Two days after Capitol Hill police told journalists to delete their photos during a protest over the ongoing fight to replace Obamacare, several media advocacy organizations have taken a stand.
The National Press Photographers Association, along with eight other organizations, sent a letter Thursday to the chief of the U.S. Capitol Police and the Senate sergeant at arms requesting they take alleged interference with journalists' work seriously and work to review their policies.
"As members and representatives of the news media, we feel it is imperative to stress that your officers should be instructed that orders to destroy a journalist’s work product are contrary to all of these provisions and must not be tolerated," it reads.
The letter, signed by NPPA General Counsel Mickey H. Osterreicher, comes two days after Capitol Police reportedly told some journalists to delete photos or videos they had taken of a protest in the Senate visitor galleries because it was a "crime scene." The protestors, whom police removed to restore order, were decrying Republican efforts to repeal parts of the Affordable Care Act.
Reporters blocked from Senate halls where protesters being arrested, shouting, "Kill the bill!" Being told, "no photos. Delete your photos."
— Jennifer Bendery (@jbendery) July 25, 2017
"If, as reported, officers ordered journalists to 'delete images' of this incident, this action raises significant legal concerns both under the Fourth Amendment’s protection against unreasonable searches and seizures and the Fourteenth Amendment’s due process guarantees," Osterreicher said in the letter.
Tuesday's incident isn't the first time in recent weeks that U.S. government officials have come under fire for attempting to cut back on journalists' recording permissions. Last month, Senate Republicans shocked the media when they said reporters would no longer be allowed to film or record in the hallways of the Capitol building without prior permission.
The restrictions, which were reportedly imposed by the Senate Rules Committee, immediately drew criticism from both the press and lawmakers.

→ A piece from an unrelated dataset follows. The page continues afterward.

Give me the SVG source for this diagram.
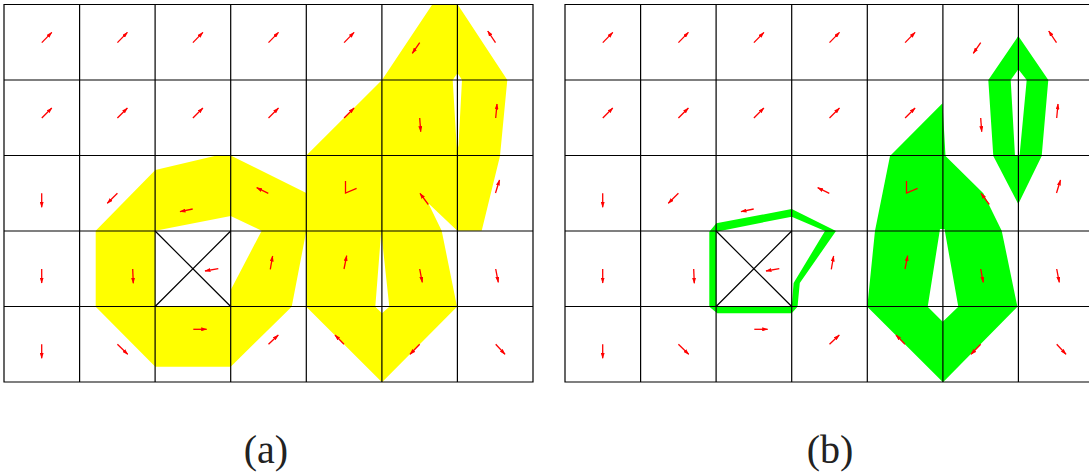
<svg xmlns="http://www.w3.org/2000/svg" xmlns:xlink="http://www.w3.org/1999/xlink" width="1089" height="474" viewBox="0 0 1089 474">
<style>
.grid{fill:none;stroke:#000;stroke-width:1.2}
.arr{fill:none;stroke:#f00;stroke-width:1.3;marker-end:url(#ah)}
.v{fill:none;stroke:#f00;stroke-width:1.3}
.yel{fill:#ffff00;fill-rule:evenodd}
.grn{fill:#00ff00;fill-rule:evenodd}
.lbl{font-family:"Liberation Serif",serif;font-size:40px;fill:#222;text-anchor:middle}
</style>
<defs>
<marker id="ah" viewBox="0 0 6 4" markerWidth="6" markerHeight="4" refX="5.5" refY="2" orient="auto" markerUnits="userSpaceOnUse">
<path d="M0,0 L6,2 L0,4 Z" fill="#f00"/>
</marker>
<g id="gridlines">
<path class="grid" d="M4,4.5 H533 V382 H4 Z M79.6,4.5 V382 M155.1,4.5 V382 M230.7,4.5 V382 M306.3,4.5 V382 M381.9,4.5 V382 M457.4,4.5 V382 M4,80 H533 M4,155.5 H533 M4,231 H533 M4,306.5 H533"/>
<path class="grid" stroke-width="1" d="M155.1,231 L230.7,306.5 M230.7,231 L155.1,306.5"/>
</g>
<g id="arrows">
<path class="arr" d="M41.8,42.6 L51.8,32.4"/>
<path class="arr" d="M117.4,42.6 L127.4,32.4"/>
<path class="arr" d="M192.9,42.6 L202.9,32.4"/>
<path class="arr" d="M268.5,42.6 L278.5,32.4"/>
<path class="arr" d="M344.1,42.6 L354.1,32.4"/>
<path class="arr" d="M419.7,42.6 L412.3,53.3"/>
<path class="arr" d="M495.5,42.6 L487.7,31"/>
<path class="arr" d="M41.8,118 L51.8,108"/>
<path class="arr" d="M117.4,118 L127.4,108"/>
<path class="arr" d="M192.9,118 L202.9,108"/>
<path class="arr" d="M268.5,118 L278.5,108"/>
<path class="arr" d="M344.1,118 L354.1,108"/>
<path class="arr" d="M419.7,118 L420.7,131.7"/>
<path class="arr" d="M495.7,118 L497,104"/>
<path class="arr" d="M41.7,193.3 L41.7,207.3"/>
<path class="arr" d="M117.4,193.3 L107.3,203.3"/>
<path class="arr" d="M192.7,209 L180,211.7"/>
<path class="arr" d="M268.3,193.3 L256.7,187.7"/>
<path class="v" d="M345.5,181 L345.5,193 L356.6,188.3"/>
<path class="arr" d="M428.3,204.5 L420,193.3"/>
<path class="arr" d="M495.5,193 L499.5,180"/>
<path class="arr" d="M41.7,269 L41.7,283"/>
<path class="arr" d="M132.7,269 L133.3,283.3"/>
<path class="arr" d="M218.3,268.7 L205,271"/>
<path class="arr" d="M270.3,269.3 L272.6,256"/>
<path class="arr" d="M344,269 L346.7,255.7"/>
<path class="arr" d="M419.7,269 L422.3,282.3"/>
<path class="arr" d="M495.7,269 L498.3,282.3"/>
<path class="arr" d="M41.7,344.3 L41.7,358.3"/>
<path class="arr" d="M117.4,344.3 L127.7,354.3"/>
<path class="arr" d="M193.3,329.3 L206.7,329.3"/>
<path class="arr" d="M268.5,344.3 L278.3,335"/>
<path class="arr" d="M344,344.3 L335,335"/>
<path class="arr" d="M419.7,344.3 L410,354.3"/>
<path class="arr" d="M495.7,344.3 L505,354.3"/>
</g>
</defs>
<g id="panel-a-regions">
<path id="yellow-loop" class="yel" d="M155.3,170 L216.7,155.5 L230.7,155.5 L306.3,193 L306.3,231 L291.7,306.7 L230.7,366.7 L155.3,366.7 L95.7,306.7 L95.7,230.7 Z M155.3,230.7 L230.7,216 L261.7,230.7 L230.7,290 L230.7,306.5 L155.3,306.5 Z"/>
<path id="yellow-main" class="yel" d="M432.3,4.5 L457.7,4.5 L507.3,80 L500,156 L481.7,230.7 L457.3,230.7 L428.3,203.3 L441.7,230.7 L457,306.7 L382,382.3 L306.3,306.7 L306.3,155.5 L382,80 Z M457.5,73 L462,80 L458.5,145 L457,152 L452.7,80 Z M381.2,231.5 L389.3,306.7 L382,313.3 L375.3,306.7 Z"/>
</g>
<g id="panel-b-regions">
<path id="green-loop" class="grn" d="M709.3,231.7 L716.3,223.3 L791.7,209 L836,231 L799.8,283 L797.5,306.7 L791.7,313.3 L717.3,313.3 L709.3,306.7 Z M716.3,231.7 L791.7,216.7 L825,231 L793.6,283 L791.7,306.7 L716.3,306.7 Z"/>
<path id="green-ring" class="grn" d="M1018.3,36 L1048.3,80 L1041.7,156 L1018.3,204 L993.3,156 L988.3,80 Z M1018.3,69.3 L1026.7,80 L1019.5,156 L1015,156 L1010.7,80 Z"/>
<path id="green-main" class="grn" d="M942.5,103.3 L945.5,156 L983.3,193.3 L1001.7,230.7 L1017.4,306.7 L943,382.3 L867.3,306.7 L875,230.7 L890,156 Z M940,229 L944.5,229 L958.3,306.7 L942.7,321.7 L927.7,306.7 Z"/>
</g>
<g id="grids">
<use xlink:href="#gridlines"/>
<use xlink:href="#gridlines" transform="translate(561,0)"/>
</g>
<g id="vectors">
<use xlink:href="#arrows"/>
<use xlink:href="#arrows" transform="translate(561,0)"/>
</g>
<g id="labels">
<text class="lbl" x="266" y="463">(a)</text>
<text class="lbl" x="830" y="463">(b)</text>
</g>
</svg>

However, a statement later issued by the committee chairman said there would be no change to the existing rules that allow reporters to record in the hallways.

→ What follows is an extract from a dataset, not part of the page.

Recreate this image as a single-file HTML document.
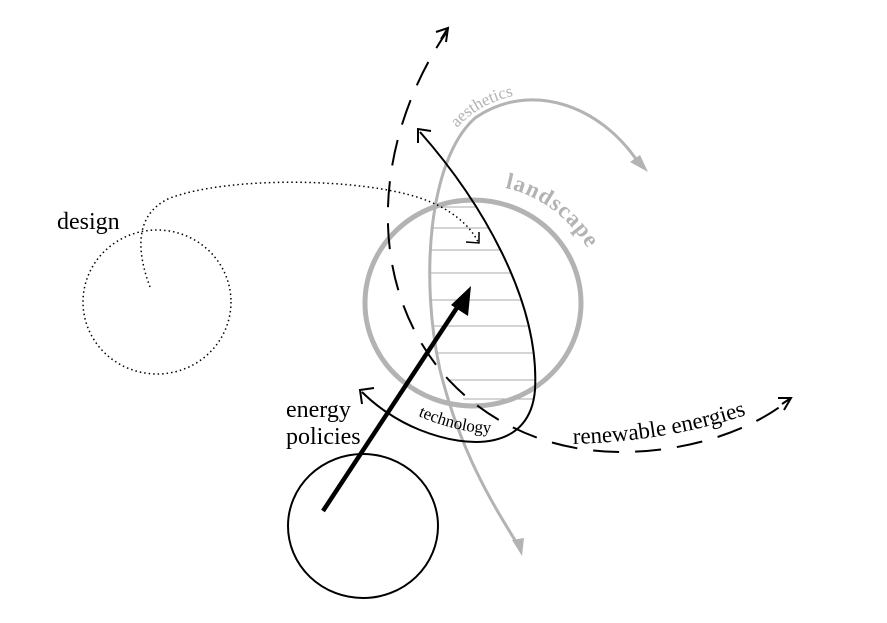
<!DOCTYPE html>
<html><head><meta charset="utf-8"><style>
html,body{margin:0;padding:0;background:#fff}
svg{display:block;font-family:"Liberation Serif",serif}
</style></head><body>
<svg width="887" height="623" viewBox="0 0 887 623" xmlns="http://www.w3.org/2000/svg">
<defs>
<clipPath id="leaf"><path d="M440,370 C420,280 425,160 470,115 L418,130 C480,200 540,300 535,390 C532,430 510,440 480,420 Z"/></clipPath>
</defs>
<g stroke="#aaa" stroke-width="1" clip-path="url(#leaf)">
<line x1="380" y1="207" x2="600" y2="207"/><line x1="380" y1="228" x2="600" y2="228"/>
<line x1="380" y1="250" x2="600" y2="250"/><line x1="380" y1="273" x2="600" y2="273"/>
<line x1="380" y1="300" x2="600" y2="300"/><line x1="380" y1="326" x2="600" y2="326"/>
<line x1="380" y1="353" x2="600" y2="353"/><line x1="380" y1="380" x2="600" y2="380"/>
<line x1="380" y1="399" x2="600" y2="399"/>
</g>
<ellipse cx="473" cy="303" rx="108" ry="103" fill="none" stroke="#b3b3b3" stroke-width="5"/>
<path d="M638,162 C600,105 530,80 475,118 C428,160 420,280 440,370 C460,450 490,500 518,545" fill="none" stroke="#b3b3b3" stroke-width="3"/>
<polygon points="648,172 630,162 640,155" fill="#b3b3b3"/>
<polygon points="522,556 512,540 524,538" fill="#b3b3b3"/>
<path id="aesT" d="M457,128 C475,108 500,95 540,92" fill="none"/>
<text font-size="17" fill="#b3b3b3"><textPath href="#aesT">aesthetics</textPath></text>
<path id="landT" d="M505,188 C540,195 575,220 597,265" fill="none"/>
<text font-size="23" font-weight="bold" fill="#b3b3b3" letter-spacing="1"><textPath href="#landT">landscape</textPath></text>
<path d="M446,33 C380,130 360,270 440,370 C490,430 560,452 620,452 C690,452 750,430 785,403" fill="none" stroke="#000" stroke-width="2" stroke-dasharray="26,16" stroke-dashoffset="8"/>
<path d="M436,32 L448,28 L446,42 M448,28 L441,39" fill="none" stroke="#000" stroke-width="2"/>
<path d="M778,398 L791,398 L784,410 M791,398 L782,404" fill="none" stroke="#000" stroke-width="2"/>
<path id="renT" d="M573,444 C640,442 700,432 760,410" fill="none"/>
<text font-size="23"><textPath href="#renT">renewable energies</textPath></text>
<path d="M420,132 C480,200 540,300 535,390 C530,450 470,450 420,430 C395,420 375,405 362,392" fill="none" stroke="#000" stroke-width="2"/>
<path d="M418,143 L418,129 L431,131" fill="none" stroke="#000" stroke-width="2"/>
<path d="M362,404 L360,390 L374,388" fill="none" stroke="#000" stroke-width="2"/>
<path id="techT" d="M418,416 C445,427 475,436 505,432" fill="none"/>
<text font-size="17"><textPath href="#techT">technology</textPath></text>
<path d="M150,287 C138,255 132,215 170,198 C230,176 360,178 420,198 C450,208 470,225 478,242" fill="none" stroke="#000" stroke-width="1.5" stroke-dasharray="1.5,3"/>
<path d="M466,242 L479,243 L479,232" fill="none" stroke="#000" stroke-width="1.5"/>
<ellipse cx="157" cy="302" rx="74" ry="72" fill="none" stroke="#000" stroke-width="1.5" stroke-dasharray="1.5,3"/>
<text x="57" y="229" font-size="24">design</text>
<ellipse cx="363" cy="526" rx="75" ry="72" fill="none" stroke="#000" stroke-width="2"/>
<line x1="323" y1="511" x2="462" y2="300" stroke="#000" stroke-width="4.5"/>
<polygon points="471,286 468,316 451,305" fill="#000"/>
<text x="286" y="417" font-size="24">energy</text>
<text x="286" y="444" font-size="24">policies</text>
</svg>
</body></html>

— Dylan Byers (@DylanByers) June 13, 2017
Given past incidents, the NPPA said in its letter that federal authorities' latest move to allegedly interfere with the media's work on Capitol Hill is troubling.
"We believed we had properly resolved this issue after last month’s incident where journalists were erroneously told that they were not allowed to record interviews in these same hallways," Osterreicher said in the letter. "While it is understandable that your officers may have had a heightened sense of security during this incident, that is still no excuse for them to not recognize a person’s (citizen or journalist) First, Fourth and Fourteenth Amendment rights."